Les réactions du jeune Dauphin
Quelles impressions a bien pu ressentir le petit Dauphin durant ces événements ?

Tout d’abord, certes, la peur, cette peur qu’il a connue lors des journées d’octobre, lorsqu’il a fallu quitter le splendide décor de Versailles pour celui des Tuileries qui lui a paru laid de prime abord.
Pour la seconde fois, il voit le peuple, ce peuple sur lequel il est destiné à régner, sous son jour le plus hideux. Il est trop jeune, bien sûr, pour se rendre compte que cette populace hurlante qui entoure et bloque la voiture deux heures durant n’est, comme dans toutes les journées révolutionnaires, qu’un ramassis de viragos et de coupe-jarrets stipendiés par des meneurs tapis dans l’ombre. Le peuple de Paris, le vrai, n’est pas là : il vaque, aussi tranquillement qu’il le peut dans ce climat d’agitation, à ses affaires.

Il ne peut que constater en outre le refus d’obéissance des militaires. Il doit y être d’autant plus sensible qu’il s’est intéressé très jeune à tout ce qui touche ce domaine. Il ne peut certes pas encore discerner à son âge la gravité de l’attitude adoptée par ces hommes, mais l’image demeurera, n’en doutons pas, gravée dans sa mémoire.

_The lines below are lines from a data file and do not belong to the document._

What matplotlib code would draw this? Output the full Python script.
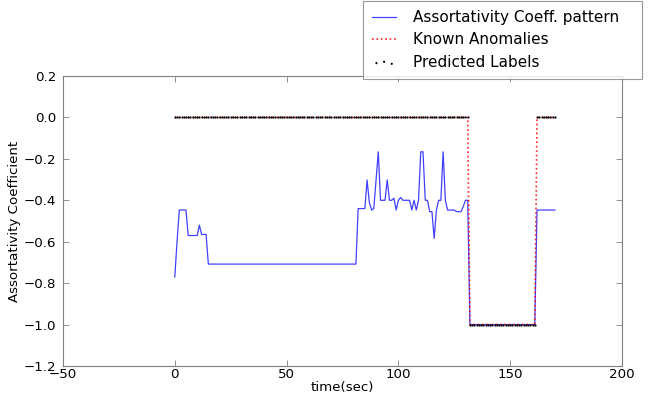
import matplotlib
matplotlib.use("Agg")
import matplotlib.pyplot as plt

# time axis (seconds)
time = list(range(0, 171))

# Assortativity coefficient pattern
assort_start = [-0.77, -0.60, -0.447, -0.447, -0.447, -0.447, -0.57, -0.57, -0.57, -0.57,
                -0.57, -0.52, -0.565, -0.565, -0.565]          # t = 0..14
assort_flat = [-0.708] * 67                                      # t = 15..81
assort_active = [
    -0.44, -0.44, -0.44, -0.44, -0.302, -0.41, -0.447, -0.44, -0.30,    # 82-90
    -0.166, -0.40, -0.40, -0.40, -0.302, -0.40, -0.40, -0.39, -0.447,   # 91-99
    -0.40, -0.386, -0.40, -0.40, -0.40, -0.40, -0.447, -0.40, -0.447,   # 100-108
    -0.40, -0.166, -0.166, -0.40, -0.40, -0.455, -0.455, -0.584, -0.447,  # 109-117
    -0.40, -0.40, -0.166, -0.40, -0.447, -0.447, -0.447, -0.447, -0.455,  # 118-126
    -0.455, -0.455, -0.43, -0.40, -0.40,                                  # 127-131
]
assort_anomaly = [-1.0] * 30                                     # t = 132..161
assort_end = [-0.447] * 9                                        # t = 162..170
assort = assort_start + assort_flat + assort_active + assort_anomaly + assort_end

# known anomalies (label signal) and predicted labels
known = [0.0] * 132 + [-1.0] * 30 + [0.0] * 9
predicted = [0.0] * 132 + [-1.0] * 30 + [0.0] * 9

xticks = [-50, 0, 50, 100, 150, 200]
yticks = [0.2, 0.0, -0.2, -0.4, -0.6, -0.8, -1.0, -1.2]

plt.rcParams['font.family'] = ['DejaVu Sans']
fig = plt.figure(figsize=(6.5, 3.98), dpi=100)
ax = fig.add_axes([63 / 650, 32 / 398, (622 - 63) / 650, (366 - 76) / 398])

ax.plot(time, assort, color='#0000ff', lw=0.9, alpha=0.75,
        label='Assortativity Coeff. pattern')
ax.plot(time, known, color='red', lw=1.2, linestyle=':', alpha=0.85,
        label='Known Anomalies')
ax.scatter(time, predicted, s=2.5, color='black', marker='o', lw=0,
           label='Predicted Labels', zorder=3)

ax.set_xlim(-50, 200)
ax.set_ylim(-1.2, 0.2)
ax.set_xticks(xticks)
ax.set_yticks(yticks)
ax.set_yticklabels(['%.1f' % v if v >= 0 else '\u2212%.1f' % abs(v) for v in yticks])
ax.set_xticklabels([str(v) if v >= 0 else '\u2212%d' % abs(v) for v in xticks])
ax.tick_params(direction='in', top=True, right=True, length=4, width=0.6,
               labelsize=9.6, color='0.5')
ax.tick_params(axis='x', pad=1.5)
ax.tick_params(axis='y', pad=5)
for s in ax.spines.values():
    s.set_color('0.5')
    s.set_linewidth(0.8)
ax.set_xlabel('time(sec)', fontsize=9.6, labelpad=0)
ax.set_ylabel('Assortativity Coefficient', fontsize=9.6, labelpad=2)

leg = fig.legend(loc='upper left', bbox_to_anchor=(363 / 650, 0.0, 279 / 650, 1.0 - 1 / 398),
                 mode='expand',
                 fontsize=11, scatterpoints=3, frameon=True, fancybox=False,
                 handlelength=1.6, handletextpad=1.1, borderpad=0.58,
                 borderaxespad=0.0, labelspacing=0.5)
leg.get_frame().set_edgecolor('0.5')
leg.get_frame().set_linewidth(0.8)

fig.savefig('out.png', dpi=100)
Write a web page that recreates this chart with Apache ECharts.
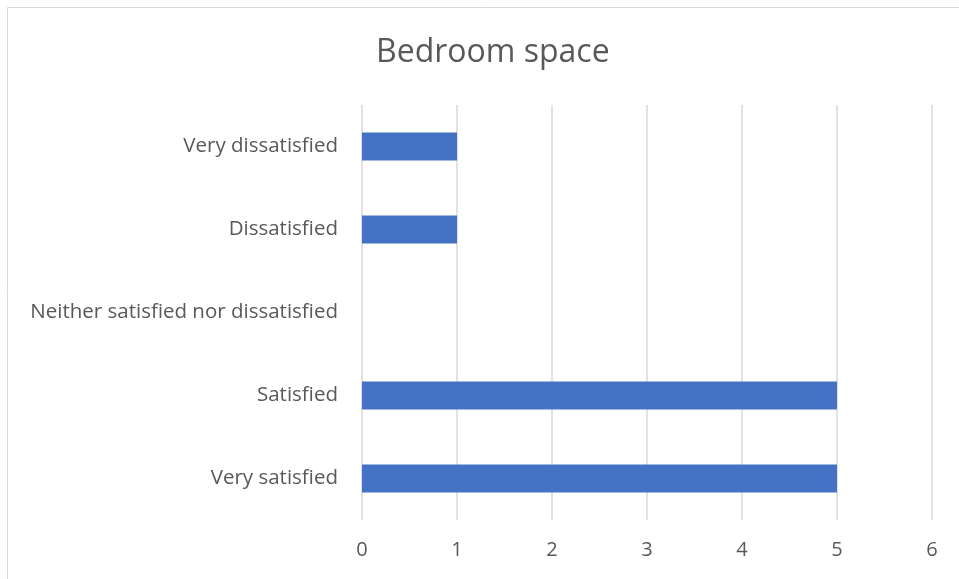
<!DOCTYPE html>
<html><head><meta charset="utf-8">
<script src="https://cdn.jsdelivr.net/npm/echarts@6/dist/echarts.min.js"></script>
<style>html,body{margin:0;padding:0;background:#fff}#c{width:959px;height:579px}</style>
</head><body><div id="c"></div>
<script>
const categories = ["Very satisfied", "Satisfied", "Neither satisfied nor dissatisfied", "Dissatisfied", "Very dissatisfied"];
const values = [5, 5, 0, 1, 1];
const xTicks = [0, 1, 2, 3, 4, 5, 6];
const title = "Bedroom space";

const chart = echarts.init(document.getElementById('c'), null, {renderer: 'canvas'});
const font = "'Open Sans', 'Liberation Sans', sans-serif";
chart.setOption({
  animation: false,
  backgroundColor: '#fff',
  graphic: [{
    type: 'rect', shape: {x: 7.5, y: 7.5, width: 1000, height: 700},
    style: {fill: 'none', stroke: '#d9d9d9', lineWidth: 1}, silent: true
  }],
  title: {
    text: title, left: 371, top: 32,
    textStyle: {fontFamily: font, fontSize: 32, fontWeight: 'normal', color: '#595959'}
  },
  grid: {left: 362, right: 27, top: 105, bottom: 59, containLabel: false},
  xAxis: {
    type: 'value', min: xTicks[0], max: xTicks[xTicks.length - 1], interval: 1,
    axisLine: {show: false}, axisTick: {show: false},
    splitLine: {show: true, lineStyle: {color: '#d9d9d9', width: 1.5}},
    axisLabel: {fontFamily: font, fontSize: 20, color: '#595959', margin: 20}
  },
  yAxis: {
    type: 'category', data: categories,
    axisLine: {show: false}, axisTick: {show: false},
    axisLabel: {fontFamily: font, fontSize: 20.5, color: '#595959', margin: 24}
  },
  series: [{
    type: 'bar', data: values, barWidth: 28,
    itemStyle: {color: '#4472c4'}
  }]
});
</script></body></html>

Il a évidemment ressenti un certain dépit en constatant que ce départ pour Saint-Cloud, dont il devait se réjouir, ne s’accomplissait pas. Lui qui a besoin de s’ébattre à l’air, il demeurera tout l’été confiné au jardin des Tuileries. Il y a ses habitudes, mais ce n’est pas le séjour prévu dans une demeure qui se trouvait alors à la campagne, tout à fait hors de Paris.

Mais que peut-il penser en voyant son père, ce père qu’il adore et admire, repartir à pied, en se dandinant, vers les Tuileries ?
Le spectacle de ce Roi, autrefois entouré de tout l’appareil en usage à Versailles, a quelque chose de pathétique, de lamentable. C’est la déchéance de la monarchie qui s’étale sous les yeux de l’héritier de ce trône déjà bien chancelant.
Louis Charles sait fort bien qui il est, à quel destin il doit se préparer, même s’il n’a guère encore conscience des réalités concrètes que recouvre cette perspective.
Quelle désillusion pour le petit prince ! Voir le Roi son père qui, il n’y a pas si longtemps, n’avait qu’un mot à dire pour être obéi sur-le-champ, sans discussion, aujourd’hui empêché par son propre peuple - ou ce que le jeune prince voit sous ses yeux et qu’il croit être le peuple - de se rendre de sa résidence parisienne dans l’un de ses châteaux ! Le voir ainsi baisser les bras, désormais impuissant, et quitter la partie, seul et à pied !

Voici exactement 22 jours qu’il a fêté ses six printemps.